Method	Type	MAE↓	\(\Delta E\)↓	PSNR↑	SSIM↑
Deep WB (Afifi 2020)	Non-fusion	5.82	7.34	23.1	0.841
Mixed-Ill WB	Non-fusion	4.95	6.21	24.3	0.867
WB-sRGB Fusion	Linear fusion	4.12	5.38	25.7	0.889
CLCC	Linear fusion	3.87	4.91	26.2	0.895
Ours	Transformer fusion	1.93	2.46	31.4	0.952

Ablation Study¶

Configuration	MAE↓	PSNR↑	Note
Full model	1.93	31.4	Complete Transformer fusion
Transformer replaced by linear fusion	3.72	26.5	Degrades to conventional scheme; −48%
w/o angular loss	2.31	30.1	Chromaticity constraint is important
w/o multi-scale skip connections	2.48	29.6	Detail recovery degraded
3 presets (2 removed)	2.67	28.9	Preset count matters, but with diminishing returns
Non-shared encoder weights	1.98	31.2	Marginally better but 5× more parameters

Key Findings¶

Linear fusion is the primary bottleneck: Replacing linear fusion with a Transformer reduces MAE from 3.72 to 1.93, demonstrating that spatial dependency modeling is critical.
Dataset matters significantly: The same method trained on single-illuminant datasets and applied to multi-illuminant scenes performs substantially worse than when trained on the proposed dataset.
Five WB presets outperform three by a clear margin, while increasing to seven yields only marginal improvement.
The angular loss contributes more to color fidelity than L1 — L1 optimization tends to favor low-luminance regions, whereas the angular loss treats all luminance levels equally.

Highlights & Insights¶

Revealing the fundamental limitation of linear fusion: Through theoretical analysis and experiments, the paper demonstrates that linear fusion is principally inadequate for multi-illuminant scenes — the correct correction for regions under different illuminants is not a simple convex combination of preset-rendered versions. This finding motivates a paradigm shift in fusion-based WB research.
Significant dataset contribution: The 16,000+ multi-illuminant image dataset is the first large-scale benchmark specifically targeting multi-illuminant WB scenarios, filling a critical data gap in the field.
Efficient and practical method design: Window attention based on the Swin Transformer maintains linear computational complexity, making the approach applicable in practical ISP pipelines or post-processing workflows.

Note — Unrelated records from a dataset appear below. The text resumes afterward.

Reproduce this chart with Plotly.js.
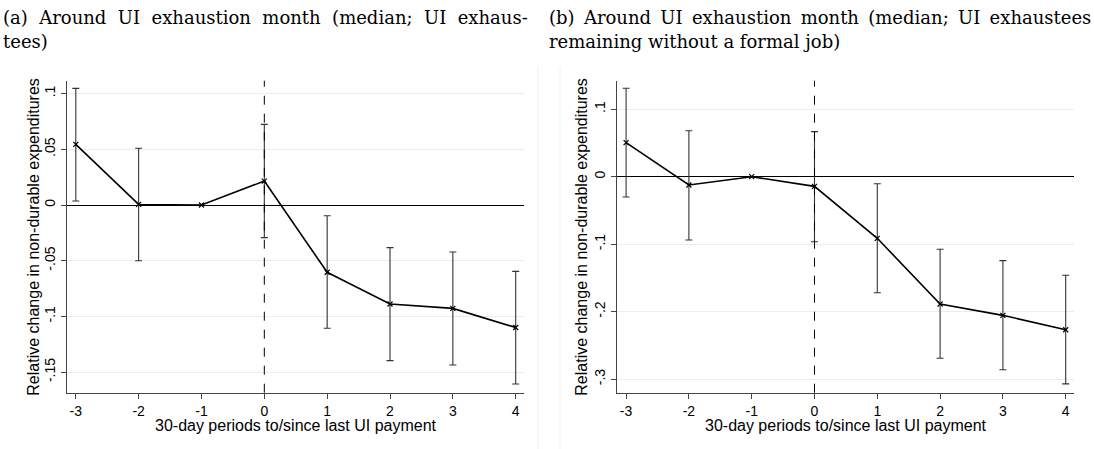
<!DOCTYPE html>
<html>
<head>
<meta charset="utf-8">
<script src="https://cdn.plot.ly/plotly-3.0.1.min.js"></script>
<style>html,body{margin:0;padding:0;background:#fff;}#chart{width:1094px;height:449px;}</style>
</head>
<body>
<div id="chart"></div>
<script>
// ---- data ----
const periods = [-3, -2, -1, 0, 1, 2, 3, 4];
const xTickVals = [-3, -2, -1, 0, 1, 2, 3, 4];
const xTickText = ['-3', '-2', '-1', '0', '1', '2', '3', '4'];

// Panel (a): UI exhaustees
const estA   = [0.0545, 0.0005, 0, 0.0215, -0.0604, -0.0889, -0.0928, -0.1100];
const upperA = [0.1047, 0.0510, null, 0.0724, -0.0096, -0.0383, -0.0422, -0.0596];
const lowerA = [0.0036, -0.0500, null, -0.0293, -0.1107, -0.1397, -0.1436, -0.1607];
const yTickValsA = [-0.15, -0.1, -0.05, 0, 0.05, 0.1];
const yTickTextA = ['-.15', '-.1', '-.05', '0', '.05', '.1'];

// Panel (b): UI exhaustees remaining without a formal job
const estB   = [0.0504, -0.0123, 0, -0.0143, -0.0913, -0.1886, -0.2054, -0.2267];
const upperB = [0.1310, 0.0680, null, 0.0667, -0.0104, -0.1076, -0.1244, -0.1460];
const lowerB = [-0.0300, -0.0938, null, -0.0963, -0.1720, -0.2690, -0.2860, -0.3070];
const yTickValsB = [-0.3, -0.2, -0.1, 0, 0.1];
const yTickTextB = ['-.3', '-.2', '-.1', '0', '.1'];

// panel titles, one entry per printed line (the source typesets them justified)
const titleA = ['(a) Around UI exhaustion month (median; UI exhaus-', 'tees)'];
const titleB = ['(b) Around UI exhaustion month (median; UI exhaustees', 'remaining without a formal job)'];
const xTitle = '30-day periods to/since last UI payment';
const yTitle = 'Relative change in non-durable expenditures';

// ---- helpers ----
const W = 1094, H = 449;
const px = v => v / W;
const py = v => 1 - v / H;
const plus = (u, e) => u.map((v, i) => v === null ? NaN : v - e[i]);
const minus = (l, e) => l.map((v, i) => v === null ? NaN : e[i] - v);
// widen inter-word gaps to imitate justified typesetting
const widen = (s, extra) => s.split(' ').join(' ' + extra);

function seriesTrace(est, up, lo, xa, ya) {
  return {
    x: periods, y: est, xaxis: xa, yaxis: ya, type: 'scatter', mode: 'lines+markers',
    line: {color: '#000', width: 1.6},
    marker: {symbol: 'x-thin', size: 5, color: '#000', line: {color: '#000', width: 1.2}},
    error_y: {type: 'data', symmetric: false, array: plus(up, est), arrayminus: minus(lo, est),
              color: '#333', thickness: 1.1, width: 3.5},
    showlegend: false, hoverinfo: 'x+y'
  };
}

const traces = [
  seriesTrace(estA, upperA, lowerA, 'x', 'y'),
  seriesTrace(estB, upperB, lowerB, 'x2', 'y2')
];

const tickFont = {family: 'Liberation Sans, Arial, sans-serif', size: 14, color: '#000'};
const axTitleFont = {family: 'Liberation Sans, Arial, sans-serif', size: 16, color: '#000'};
const titleFont = {family: 'DejaVu Serif, serif', size: 18, color: '#000'};
const gridColor = '#e6eff0';
const axisColor = '#444';

function xAxis(domain, anchor) {
  return {
    domain: domain, anchor: anchor, range: [-3.14, 4.137],
    tickmode: 'array', tickvals: xTickVals, ticktext: xTickText,
    ticks: 'outside', ticklen: 5, tickwidth: 1, tickcolor: axisColor,
    showline: true, linecolor: axisColor, linewidth: 1.3,
    showgrid: false, zeroline: false, tickfont: tickFont, fixedrange: true
  };
}
function yAxis(domain, anchor, range, vals, text) {
  return {
    domain: domain, anchor: anchor, range: range,
    tickmode: 'array', tickvals: vals, ticktext: text, tickangle: -90,
    ticks: 'outside', ticklen: 5, tickwidth: 1, tickcolor: axisColor,
    showline: true, linecolor: axisColor, linewidth: 1.3,
    showgrid: true, gridcolor: gridColor, gridwidth: 1,
    zeroline: true, zerolinecolor: '#000', zerolinewidth: 1,
    tickfont: tickFont, fixedrange: true
  };
}

const yDom = [py(392.7), py(80.7)];
const lineAnno = (text, x, y) => ({text: text, xref: 'paper', yref: 'paper', x: px(x), y: py(y),
  xanchor: 'left', yanchor: 'middle', align: 'left', showarrow: false, font: titleFont});

const layout = {
  width: W, height: H,
  margin: {l: 0, r: 0, t: 0, b: 0},
  paper_bgcolor: '#fff', plot_bgcolor: '#fff',
  xaxis: xAxis([px(67), px(524.3)], 'y'),
  yaxis: yAxis(yDom, 'x', [-0.1685, 0.1116], yTickValsA, yTickTextA),
  xaxis2: xAxis([px(617.3), px(1074.3)], 'y2'),
  yaxis2: yAxis(yDom, 'x2', [-0.32, 0.1422], yTickValsB, yTickTextB),
  shapes: [
    {type: 'line', xref: 'x', yref: 'y domain', x0: 0, x1: 0, y0: 0, y1: 1,
     line: {color: '#000', width: 1, dash: 'dash'}},
    {type: 'line', xref: 'x2', yref: 'y2 domain', x0: 0, x1: 0, y0: 0, y1: 1,
     line: {color: '#000', width: 1, dash: 'dash'}},
    {type: 'line', xref: 'paper', yref: 'paper', x0: px(538), x1: px(538), y0: 0, y1: py(67),
     line: {color: '#eef2f2', width: 1}},
    {type: 'line', xref: 'paper', yref: 'paper', x0: px(560), x1: px(560), y0: 0, y1: py(67),
     line: {color: '#eef2f2', width: 1}}
  ],
  annotations: [
    lineAnno(widen(titleA[0], '\u00a0'), 1, 18),
    lineAnno(titleA[1], 1, 41),
    lineAnno(widen(titleB[0], '\u2009'), 547, 18),
    lineAnno(titleB[1], 547, 41),
    {text: xTitle, xref: 'paper', yref: 'paper', x: px(295.7), y: py(425), xanchor: 'center', yanchor: 'middle',
     showarrow: false, font: axTitleFont},
    {text: xTitle, xref: 'paper', yref: 'paper', x: px(845.8), y: py(425), xanchor: 'center', yanchor: 'middle',
     showarrow: false, font: axTitleFont},
    {text: yTitle, xref: 'paper', yref: 'paper', x: px(34), y: py(236.7), xanchor: 'center', yanchor: 'middle',
     textangle: -90, showarrow: false, font: axTitleFont},
    {text: yTitle, xref: 'paper', yref: 'paper', x: px(582), y: py(236.7), xanchor: 'center', yanchor: 'middle',
     textangle: -90, showarrow: false, font: axTitleFont}
  ]
};

Plotly.newPlot('chart', traces, layout, {displayModeBar: false, staticPlot: true});
</script>
</body>
</html>
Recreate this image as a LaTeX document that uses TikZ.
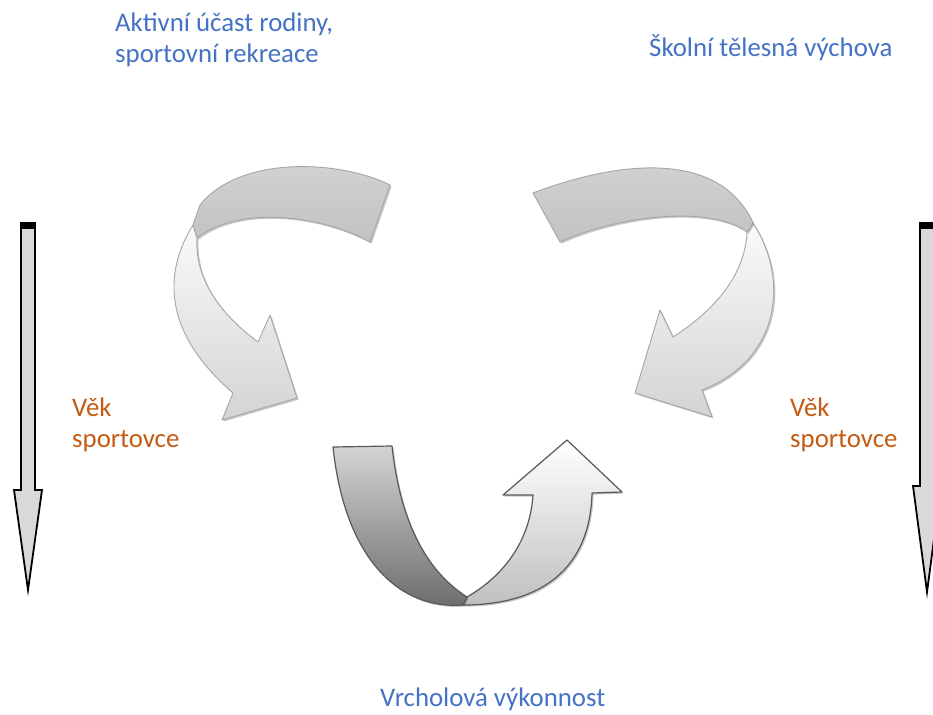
\documentclass[tikz,border=0pt]{standalone}
\usepackage{fontspec}
\setmainfont{Carlito}
\usetikzlibrary{shadows}
\definecolor{tblue}{HTML}{4472C4}
\definecolor{torange}{HTML}{C55A11}
\begin{document}
\begin{tikzpicture}[x=1pt,y=-1pt,
  lbl/.style={anchor=base west, inner sep=0pt, font=\fontsize{26.8}{31}\selectfont, align=left},
  bluetext/.style={lbl, text=tblue},
  orangetext/.style={lbl, text=torange},
  shd/.style={drop shadow={shadow xshift=1.6pt, shadow yshift=-1.6pt, opacity=0.3, fill=black!70}},
  topdark/.style={draw=black!35, line width=0.9pt, top color=black!17, bottom color=black!24, line join=round, shd},
  toplight/.style={draw=black!35, line width=0.9pt, top color=black!2, bottom color=black!17, line join=round, shd},
  botdark/.style={draw=black!65, line width=1.2pt, top color=black!17, bottom color=black!58, line join=round, shd},
  botlight/.style={draw=black!65, line width=1.2pt, top color=white, bottom color=black!25, line join=round, shd},
  agearrow/.style={draw=black, line width=1.8pt, fill=black!15, line join=miter}
]
\useasboundingbox (0,0) rectangle (933,714);
\fill[white] (0,0) rectangle (933,714);

% texts (anchored at the baseline of their last line)
\node[bluetext] (fam) at (115,63) {Aktivní účast rodiny,\\sportovní rekreace};
\node[bluetext] (school) at (649,57) {Školní tělesná výchova};
\node[orangetext] (ageL) at (72,447) {Věk\\sportovce};
\node[orangetext] (ageR) at (790,447) {Věk\\sportovce};
\node[bluetext] (top) at (380,706) {Vrcholová výkonnost};

% age arrows
\path[agearrow] (21,226) -- (35,226) -- (35,490) -- (42,490) -- (28,590) -- (14,490) -- (21,490) -- cycle;
\fill[black] (20,222) rectangle (36,229);
\path[agearrow] (920,226) -- (934,226) -- (934,486) -- (941,486) -- (927,592) -- (913,486) -- (920,486) -- cycle;
\fill[black] (919,222) rectangle (935,229);

% top-left arrow
\path[toplight] (193,225) .. controls (165,270) and (160,330) .. (233,393)
  -- (222,420) -- (297,398) -- (270,315) -- (258,342)
  .. controls (215,310) and (195,275) .. (197,238) -- cycle;
\path[topdark] (390,185) .. controls (340,160) and (240,155) .. (200,205)
  -- (193,225) -- (197,238)
  .. controls (240,205) and (320,215) .. (370,242) -- cycle;

% top-right arrow
\path[toplight] (753,223) .. controls (790,280) and (780,360) .. (702,390)
  -- (712,417) -- (635,393) -- (660,310) -- (673,337)
  .. controls (715,310) and (745,275) .. (747,232) -- cycle;
\path[topdark] (533,193) .. controls (620,160) and (720,150) .. (753,223)
  -- (747,232)
  .. controls (710,205) and (620,215) .. (560,242) -- cycle;

% bottom arrow
\path[botlight] (467,597) .. controls (505,575) and (530,540) .. (533,495)
  -- (503,495) -- (567,440) -- (622,492) -- (592,493)
  .. controls (590,570) and (540,605) .. (463,605) -- cycle;
\path[botdark] (333,447) -- (392,446)
  .. controls (400,520) and (425,570) .. (467,597)
  -- (463,605)
  .. controls (400,610) and (345,560) .. (333,447) -- cycle;
\end{tikzpicture}
\end{document}
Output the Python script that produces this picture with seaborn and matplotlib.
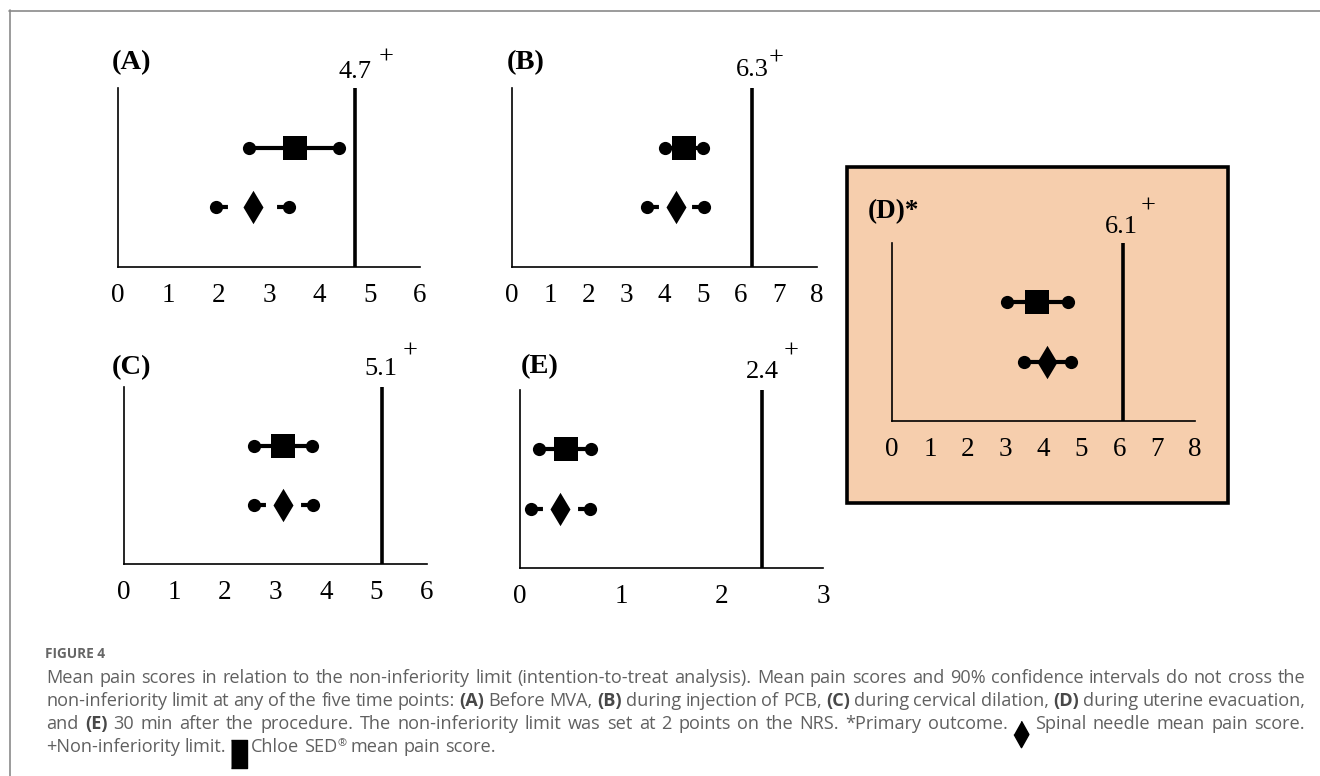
import numpy as np
import pandas as pd
import matplotlib
matplotlib.use("Agg")
import matplotlib.pyplot as plt
import seaborn as sns
from matplotlib.lines import Line2D
from matplotlib.patches import Rectangle

# ---------------- data ----------------
panels = ["A", "B", "C", "D", "E"]
panel_titles = ["(A)", "(B)", "(C)", "(D)*", "(E)"]
limits = [4.7, 6.3, 5.1, 6.1, 2.4]
limit_labels = ["4.7", "6.3", "5.1", "6.1", "2.4"]
x_max = [6, 8, 6, 8, 3]
groups = ["Chloe SED", "Spinal needle"]
chloe_mean = [3.52, 4.51, 3.15, 3.83, 0.46]
chloe_lo = [2.60, 4.00, 2.57, 3.03, 0.19]
chloe_hi = [4.40, 5.00, 3.72, 4.64, 0.70]
spinal_mean = [2.68, 4.30, 3.15, 4.09, 0.40]
spinal_lo = [1.95, 3.55, 2.57, 3.48, 0.11]
spinal_hi = [3.40, 5.04, 3.74, 4.72, 0.69]

caption_head = "FIGURE 4"
caption_lines = [
    "Mean pain scores in relation to the non-inferiority limit (intention-to-treat analysis). Mean pain scores and 90% confidence intervals do not cross the",
    "non-inferiority limit at any of the five time points: **(A)** Before MVA, **(B)** during injection of PCB, **(C)** during cervical dilation, **(D)** during uterine evacuation,",
    "and **(E)** 30 min after the procedure. The non-inferiority limit was set at 2 points on the NRS. *Primary outcome. ◆ Spinal needle mean pain score.",
    "+Non-inferiority limit. ■ Chloe SED^® mean pain score.",
]

# ---------------- style ----------------
sns.set_style("white")
plt.rcParams["font.family"] = ["Liberation Serif", "DejaVu Serif"]
plt.rcParams["lines.scale_dashes"] = False

W, H = 1320, 776
fig = plt.figure(figsize=(W / 100, H / 100), dpi=100)
fig.patch.set_facecolor("white")


def fx(px):
    return px / W


def fy(py):
    return 1 - py / H


# outer frame lines
fig.add_artist(Line2D([fx(9), 1], [fy(10.5), fy(10.5)], color="#8a8a8a", lw=1.2))
fig.add_artist(Line2D([fx(9.5), fx(9.5)], [fy(10), 0], color="#8a8a8a", lw=1.2))

# highlighted box for panel D
PEACH = "#F6CEAD"
fig.add_artist(Rectangle((fx(847), fy(503)), (1228 - 847) / W, (503 - 167) / H,
                         transform=fig.transFigure, facecolor=PEACH,
                         edgecolor="black", lw=2.6, zorder=0))

axes_px = {"A": (118, 88, 420, 267), "B": (512, 88, 817, 267),
           "C": (124, 387, 427, 564), "D": (892, 243, 1195, 421),
           "E": (520, 390, 823, 568)}
title_px = {"A": (112, 69), "B": (507, 69), "C": (112, 374), "D": (868, 218), "E": (521, 373)}
limlab_px = {"A": (355, 78), "B": (752, 76), "C": (381, 375), "D": (1121, 233), "E": (762, 378)}
plus_px = {"A": (386, 58), "B": (776, 59), "C": (410, 352), "D": (1148, 207), "E": (791, 352)}

for i, p in enumerate(panels):
    l, t, r, b = axes_px[p]
    ax = fig.add_axes([fx(l), fy(b), (r - l) / W, (b - t) / H])
    ax.patch.set_alpha(0)

    # CI lines
    ax.plot([chloe_lo[i], chloe_hi[i]], [1, 1], color="black", lw=3, solid_capstyle="butt", zorder=2)
    if p == "D":
        ax.plot([spinal_lo[i], spinal_hi[i]], [0, 0], color="black", lw=3, solid_capstyle="butt", zorder=2)
    else:
        dash = (0, (8.6, 200))
        ax.plot([spinal_lo[i], spinal_mean[i]], [0, 0], color="black", lw=3,
                linestyle=dash, dash_capstyle="butt", zorder=2)
        ax.plot([spinal_hi[i], spinal_mean[i]], [0, 0], color="black", lw=3,
                linestyle=dash, dash_capstyle="butt", zorder=2)

    ends = pd.DataFrame({"score": [chloe_lo[i], chloe_hi[i], spinal_lo[i], spinal_hi[i]],
                         "row": [1, 1, 0, 0]})
    sns.scatterplot(data=ends, x="score", y="row", ax=ax, color="black", marker="o",
                    s=9.5 ** 2, linewidth=0, zorder=3)
    means = pd.DataFrame({"score": [chloe_mean[i], spinal_mean[i]], "row": [1, 0], "group": groups})
    sns.scatterplot(data=means[means.group == groups[0]], x="score", y="row", ax=ax,
                    color="black", marker="s", s=17 ** 2, linewidth=0, zorder=4)
    sns.scatterplot(data=means[means.group == groups[1]], x="score", y="row", ax=ax,
                    color="black", marker="d", s=17 ** 2, linewidth=0, zorder=4)

    ax.axvline(limits[i], color="black", lw=2.6, zorder=1)
    ax.set_xlim(0, x_max[i])
    ax.set_ylim(-1, 2)
    ax.set_xticks(range(x_max[i] + 1))
    ax.set_yticks([])
    ax.set_xlabel("")
    ax.set_ylabel("")
    for s in ["top", "right"]:
        ax.spines[s].set_visible(False)
    for s in ["left", "bottom"]:
        ax.spines[s].set_color("black")
        ax.spines[s].set_linewidth(1.2)
    ax.tick_params(axis="x", length=0, pad=11.5, labelsize=19.5, colors="black")
    leg = ax.get_legend()
    if leg:
        leg.remove()

    tx, ty = title_px[p]
    fig.text(fx(tx), fy(ty), panel_titles[i], ha="left", va="baseline",
             fontsize=20.5 if p != "D" else 19.5, fontweight="bold", color="black")
    lx, ly = limlab_px[p]
    fig.text(fx(lx), fy(ly), limit_labels[i], ha="center", va="baseline",
             fontsize=19, color="black")
    px_, py_ = plus_px[p]
    fig.text(fx(px_), fy(py_), "+", ha="center", va="center", fontsize=19, color="black")

# ---------------- caption ----------------
renderer = fig.canvas.get_renderer()
CAP_FONT = ["Open Sans", "DejaVu Sans"]
CAP_COLOR = "#606060"
X0, X1 = 46, 1305
glyph_w = {"diamond": 14, "square": 15}


def make_styles(size):
    return {
        "r": dict(fontfamily=CAP_FONT, fontsize=size, color=CAP_COLOR),
        "b": dict(fontfamily=CAP_FONT, fontsize=size, color="#484848", fontweight="bold"),
        "sup": dict(fontfamily=CAP_FONT, fontsize=size * 0.6, color=CAP_COLOR),
    }


styles = make_styles(10.5)


def text_w(s, st):
    t = fig.text(0, 0, s, **styles[st])
    w = t.get_window_extent(renderer).width
    t.remove()
    return w


def parse(line):
    words = []
    for w in line.split(" "):
        if w == "◆":
            words.append([("diamond", "")])
        elif w == "■":
            words.append([("square", "")])
        else:
            segs = []
            for k, part in enumerate(w.split("**")):
                if not part:
                    continue
                st = "b" if k % 2 == 1 else "r"
                if "^" in part:
                    a, c = part.split("^")
                    segs.append((st, a))
                    segs.append(("sup", c))
                else:
                    segs.append((st, part))
            words.append(segs)
    return words


def seg_w(seg):
    kind, s = seg
    if kind in glyph_w:
        return glyph_w[kind]
    return text_w(s, kind)


def space_width():
    return text_w("a a", "r") - text_w("aa", "r")


def natural_width(line):
    words = parse(line)
    return sum(sum(seg_w(s) for s in w) for w in words) + space_width() * (len(words) - 1)


# fit the caption font so that the first line fills the column with normal spacing
nat = natural_width(caption_lines[0])
cap_size = 10.5 * (X1 - X0 - 6) / nat
styles = make_styles(cap_size)
space_w = space_width()

diamond_marker = [(0, 1), (0.56, 0), (0, -1), (-0.56, 0)]
square_marker = [(-0.28, -0.5), (0.28, -0.5), (0.28, 0.5), (-0.28, 0.5)]


def place_line(line, y_base, justify):
    words = parse(line)
    widths = [sum(seg_w(s) for s in w) for w in words]
    gap = (X1 - X0 - sum(widths)) / (len(words) - 1) if justify else space_w
    x = X0
    for w, wd in zip(words, widths):
        xx = x
        for seg in w:
            kind, s = seg
            sw = seg_w(seg)
            if kind == "diamond":
                fig.add_artist(Line2D([fx(xx + sw / 2)], [fy(y_base + 5)], marker=diamond_marker,
                                      markersize=19, color="black", lw=0,
                                      transform=fig.transFigure))
            elif kind == "square":
                fig.add_artist(Line2D([fx(xx + sw / 2)], [fy(y_base + 2)], marker=square_marker,
                                      markersize=19.5, color="black", lw=0,
                                      transform=fig.transFigure))
            else:
                dy = 6 if kind == "sup" else 0
                fig.text(fx(xx), fy(y_base - dy), s, ha="left", va="baseline", **styles[kind])
            xx += sw
        x += wd + gap


fig.text(fx(45), fy(658), caption_head, ha="left", va="baseline",
         fontfamily=CAP_FONT, fontsize=9.8, fontweight="bold", color="#666666")
baselines = [683, 706, 729, 752]
for k, line in enumerate(caption_lines):
    place_line(line, baselines[k], justify=(k < len(caption_lines) - 1))

fig.savefig("out.png", dpi=100, facecolor="white")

Limitations & Future Work¶

The method relies on five predefined WB presets; performance may degrade when the true illuminant color temperature falls outside the range covered by these presets.
The dataset is constructed via physics-based rendering, which may introduce a domain gap relative to real camera ISP pipeline rendering.
Video scenarios are not considered — temporally consistent multi-illuminant WB correction remains a more challenging open problem.
Adaptive preset selection — dynamically determining which and how many WB preset versions to use — is a promising direction for future exploration.
Integration with RAW-domain WB methods could be explored, where an initial correction is performed in the RAW domain followed by fine-grained refinement in the sRGB domain via the fusion approach.

vs. Deep WB (Afifi et al.): Deep WB directly predicts WB correction parameters from a single sRGB image without employing a multi-preset fusion strategy. It fails in multi-illuminant scenes due to globally estimating a single color temperature; the proposed local fusion scheme is more appropriate.
vs. CLCC: CLCC is the strongest linear fusion baseline, improving fusion weights through chromaticity constraints. However, it remains bounded by the linear fusion limitation; the proposed Transformer-based approach achieves a 50% improvement in MAE.
vs. Traditional AWB Methods (Gray World / White Patch): Traditional methods rely entirely on statistical assumptions that break down under multiple illuminants. The proposed data-driven approach circumvents these assumption-based limitations.

Rating¶

Novelty: ⭐⭐⭐⭐ — Introducing Transformers into WB fusion and constructing a dedicated dataset constitutes a solid combinatorial contribution.
Experimental Thoroughness: ⭐⭐⭐⭐ — Ablations are comprehensive and comparisons are thorough; cross-validation on existing datasets is lacking.
Writing Quality: ⭐⭐⭐⭐ — Problem motivation is clearly articulated; dataset construction process is described in detail.
Value: ⭐⭐⭐⭐ — The dataset provides long-term value to the community; the method has practical application potential.